Tunisie : les médias en grève pour dénoncer les pressions du gouvernement
Des centaines de manifestants ont défilé, lundi à Tunis, pour exprimer leur soutien au journaliste Zied el-Heni, libéré après un week-end en prison. Les médias du pays ont prévu une grève mardi pour dénoncer les pressions du gouvernement à l’encontre de la presse.
Zied el-Heni, le journaliste dont l’incarcération, vendredi 13 septembre, avait déclenché une levée de bouclier, a été libéré, lundi, à la veille d’une grève des médias pour dénoncer les pressions du gouvernement contre la presse.
"C’est une victoire de tous les défenseurs de la liberté d’expression sur ceux qui, avec l’aide de l’appareil judiciaire, voulaient confisquer cette liberté et régler leurs comptes avec ceux qui ne veulent pas céder", a déclaré le journaliste Zied el-Heni après sa libération, à la suite du versement d’une caution.
Il avait été incarcéré pour avoir accusé un procureur de falsifier des preuves impliquant un caméraman dans une affaire de jet d’oeuf contre un ministre en août. Le vidéaste en question a passé trois semaines en prison. Il a été libéré mais reste inculpé. Le lanceur d’œuf, un cinéaste, est lui toujours en prison.

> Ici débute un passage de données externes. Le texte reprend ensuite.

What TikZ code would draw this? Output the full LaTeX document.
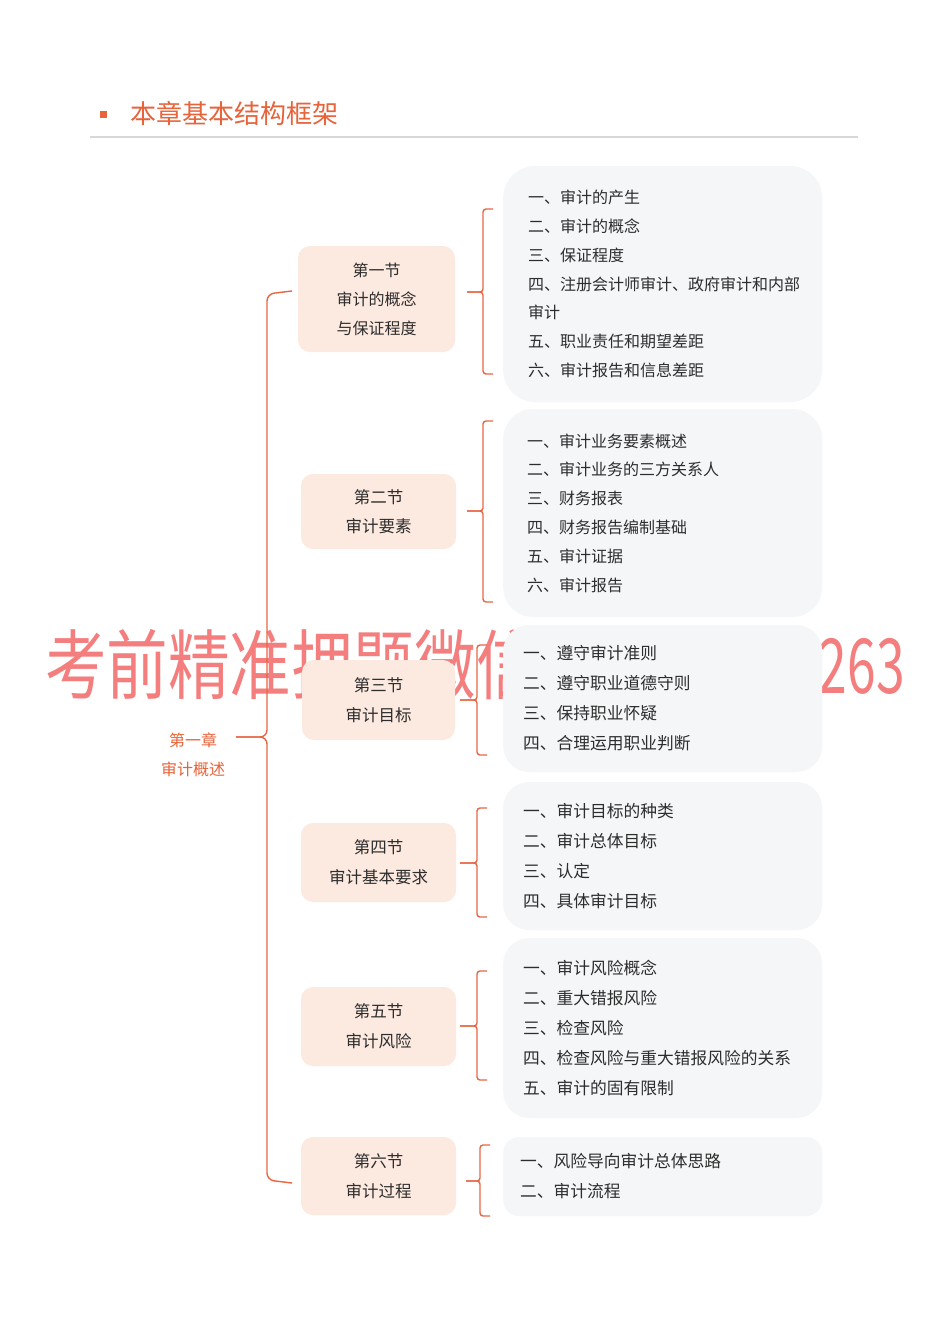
\documentclass[tikz,border=0pt]{standalone}
\usepackage{fontspec}
\setmainfont{Noto Sans CJK SC}
\newfontfamily\wmfont{Noto Sans CJK SC}
\definecolor{brc}{RGB}{232,102,68}
\definecolor{titc}{RGB}{232,98,58}
\definecolor{peach}{RGB}{252,233,223}
\definecolor{graybox}{RGB}{245,246,248}
\definecolor{txt}{RGB}{45,45,45}
\definecolor{rulec}{RGB}{216,216,216}
\definecolor{wmc}{RGB}{244,126,126}
\newcommand\mybrace[6]{%
  \coordinate (#1) at (#2,#5);
  \draw[br] (#3+10,#4) -- (#3,#4) -- (#3,#5) -- (#1);
  \draw[br] (#3+10,#6) -- (#3,#6) -- (#3,#5) -- (#1);
}
\begin{document}
\begin{tikzpicture}[x=1pt,y=-1pt,
  sec/.style={fill=peach, rounded corners=12pt, align=center, text=txt, inner sep=0pt},
  itm/.style={fill=graybox, align=left, text=txt, anchor=west, inner ysep=0pt},
  br/.style={draw=brc, line width=1.4pt, rounded corners=3pt},
  chbr/.style={draw=brc, line width=1.4pt, rounded corners=7pt},
  wm/.style={text=wmc, inner sep=0pt, font=\wmfont\fontsize{76}{80}\selectfont},
]
\useasboundingbox[fill=white] (0,0) rectangle (950,1344);
% watermark
\node[wm, anchor=west, xscale=0.81] (wm1) at (45,665) {考前精准押题微信};
\node[wm, anchor=east, xscale=0.68] (wm2) at (905,666) {263};
% header
\node[fill=titc, minimum size=7pt, inner sep=0pt] (sq) at (103,114) {};
\node[anchor=west, text=titc, font=\fontsize{26}{30}\selectfont, inner sep=0pt] (title) at (130,113) {本章基本结构框架};
\draw[draw=rulec, line width=2pt] (90,137) -- (858,137);
% chapter
\node[text=titc, align=center, inner sep=0pt, font=\fontsize{16}{29}\selectfont] (ch) at (193,754.5) {第一章\\审计概述};
\coordinate (chtip) at (236,737);
\draw[chbr] (292,291) -- (267,294) -- (267,737) -- (chtip);
\draw[chbr] (292,1183) -- (267,1180) -- (267,737) -- (chtip);
% sections
\node[sec, minimum width=157pt, minimum height=106pt, font=\fontsize{16}{29}\selectfont] (s1) at (376.5,299) {第一节\\审计的概念\\与保证程度};
\node[sec, minimum width=155pt, minimum height=75pt, font=\fontsize{16.5}{29.5}\selectfont] (s2) at (378.5,511.5) {第二节\\审计要素};
\node[sec, minimum width=153pt, minimum height=80pt, font=\fontsize{16.5}{30}\selectfont] (s3) at (378.5,700) {第三节\\审计目标};
\node[sec, minimum width=155pt, minimum height=79pt, font=\fontsize{16.5}{30}\selectfont] (s4) at (378.5,862.5) {第四节\\审计基本要求};
\node[sec, minimum width=155pt, minimum height=79pt, font=\fontsize{16.5}{30}\selectfont] (s5) at (378.5,1026.5) {第五节\\审计风险};
\node[sec, minimum width=155pt, minimum height=78pt, font=\fontsize{16.5}{30}\selectfont] (s6) at (378.5,1176) {第六节\\审计过程};
% item boxes
\node[itm, rounded corners=32pt, minimum height=236pt, inner xsep=25pt, text width=269pt, font=\fontsize{16}{28.8}\selectfont] (i1) at (503,284)
  {一、审计的产生\\二、审计的概念\\三、保证程度\\四、注册会计师审计、政府审计和内部\\审计\\五、职业责任和期望差距\\六、审计报告和信息差距};
\node[itm, rounded corners=30pt, minimum height=208pt, inner xsep=24pt, text width=271pt, font=\fontsize{16}{28.8}\selectfont] (i2) at (503,513)
  {一、审计业务要素概述\\二、审计业务的三方关系人\\三、财务报表\\四、财务报告编制基础\\五、审计证据\\六、审计报告};
\node[itm, rounded corners=26pt, minimum height=147pt, inner xsep=20pt, text width=279pt, font=\fontsize{16.75}{30}\selectfont] (i3) at (503,698.5)
  {一、遵守审计准则\\二、遵守职业道德守则\\三、保持职业怀疑\\四、合理运用职业判断};
\node[itm, rounded corners=26pt, minimum height=148pt, inner xsep=20pt, text width=279pt, font=\fontsize{16.75}{30}\selectfont] (i4) at (503,856)
  {一、审计目标的种类\\二、审计总体目标\\三、认定\\四、具体审计目标};
\node[itm, rounded corners=26pt, minimum height=180pt, inner xsep=20pt, text width=279pt, font=\fontsize{16.75}{30}\selectfont] (i5) at (503,1028)
  {一、审计风险概念\\二、重大错报风险\\三、检查风险\\四、检查风险与重大错报风险的关系\\五、审计的固有限制};
\node[itm, rounded corners=16pt, minimum height=79pt, inner xsep=17pt, text width=285pt, font=\fontsize{16.75}{30}\selectfont] (i6) at (503,1176.5)
  {一、风险导向审计总体思路\\二、审计流程};
% braces from sections to item boxes
\mybrace{b1}{467}{483}{209}{292}{374}
\mybrace{b2}{467}{483}{421}{511}{602}
\mybrace{b3}{460}{477}{645}{700}{755}
\mybrace{b4}{460}{477}{808}{863}{917}
\mybrace{b5}{460}{477}{971}{1026}{1080}
\mybrace{b6}{466}{480}{1145}{1181}{1216}
\end{tikzpicture}
\end{document}
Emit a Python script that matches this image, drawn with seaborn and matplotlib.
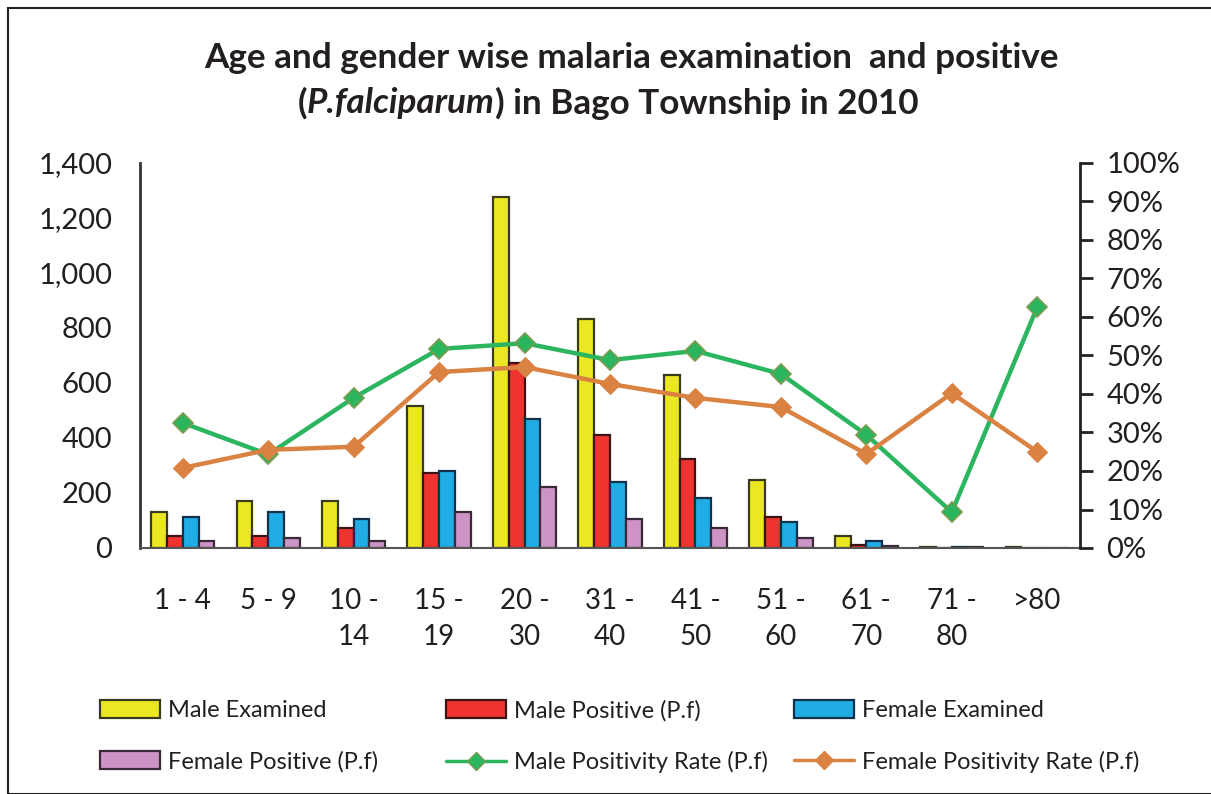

Craintes pour la liberté d’expression
La détention provisoire de Zied el-Heni avait été ordonnée vendredi matin mais une juridiction d’appel a décidé dans la soirée qu’il était libérable sous caution. Le versement de celle-ci n’était possible que lundi matin, si bien que le reporter a passé le week-end en prison. "Le dossier doit maintenant retourner devant le juge d’instruction qui doit écouter nos arguments. Selon moi, cette affaire doit être classée", a estimé l’avocat du journaliste, Me Abdelaziz Essid.
Des centaines de manifestants ont par ailleurs manifesté place de la Kasbah à Tunis, où siège le gouvernement dirigé par les islamistes d’Ennahdha, pour exprimer leur soutien à Zied el-Heni et dénoncer les atteintes à la liberté d’expression.
L’incarcération du journaliste avait été précédée par une série d’affaires qui ont ravivé les craintes pour l’avenir de la liberté d’expression acquise avec la révolution de janvier 2011. Outre des reporters poursuivis pour diffamation envers des hauts fonctionnaires, deux rappeurs ont notamment été condamnés fin août à 21 mois de prison pour des chansons jugées insultantes envers la police. Les deux jeunes, aujourd’hui en cavale, n’avaient pas été informés de leur inculpation, ni de la tenue d’un procès.
Grève des médias
Dans ce contexte, le Syndicat national des journalistes tunisiens a appelé à une grève des médias, mardi, pour dénoncer les pressions de la Justice, de la police et du gouvernement. Un précédent débrayage avait été très suivi en octobre 2012. La présidence tunisienne a pour sa part réaffirmé son engagement pour "les principes sacrés de la liberté d’expression et d’opinion" tout en appelant à la rédaction d’une nouvelle législation pour que les "abus des médias" ne soient pas "des délits relevant du pénal et passible d’emprisonnement".
Actuellement, le droit des médias est en théorie régi par les décrets 115 et 116 adoptés après la révolution de 2011, mais les procureurs continuent en parallèle de s’appuyer largement sur le code pénal hérité du régime déchu, toujours en vigueur, et qui prévoit des peines de prison ferme pour des délits de presse et d’opinion.